Save data information section of the Mplus output.

As shown in Figure 4, the last four columns of the output are the most important: CPROB1 and CPROB2 represent the estimated probabilities of a participant belonging to Class 1 (careless) and Class 2 (careful), respectively; CLAS indicates the class membership assigned by Mplus based on the higher probability; and ID corresponds to each participant’s identifier. The preceding columns (SE1–SE10) simply contain raw item responses and vary depending on the number of items in the factor.

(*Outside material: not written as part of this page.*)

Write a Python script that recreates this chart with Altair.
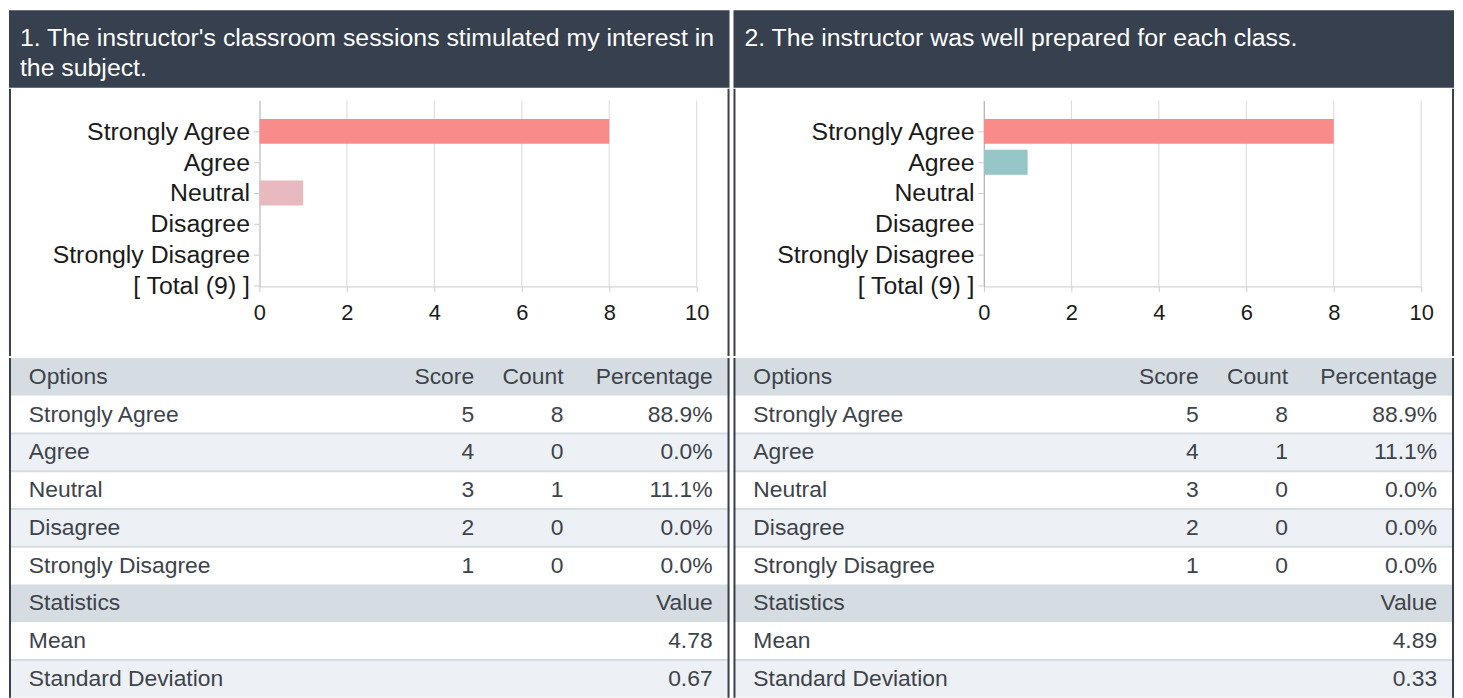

For example, in the cases listed in Figure 5, only Case 13 and Case 21 were assigned to Class 1, the careless class, while the other cases displayed were assigned to Class 2, the careful class.

OPEN IN VIEWER

Figure 5.

Results of careless-response detection.

Conclusion

This report responds to the recent call for the development of a more effective and convenient tool to tackle the alarmingly low rate of careless-response detection (Stosic et al., 2024; Ward & Meade, 2023). With the simple, easy-to-use online app, researchers can use FMMs to detect careless respondents in the popular statistical software Mplus. The factor-mixture-modeling procedure only requires a scale with at least three regular-keyed and three reverse-keyed items, which is common among psychological scales. The classification accuracy may be further enhanced when researchers average the classification probability across several scales (Kam & Cheung, 2024). They may then classify respondents as probable careless-responding cases when the average percentage is 50% or higher. The procedure requires no extra effort in data collection, which will encourage researchers to apply careless-response detection in standard data analysis procedures.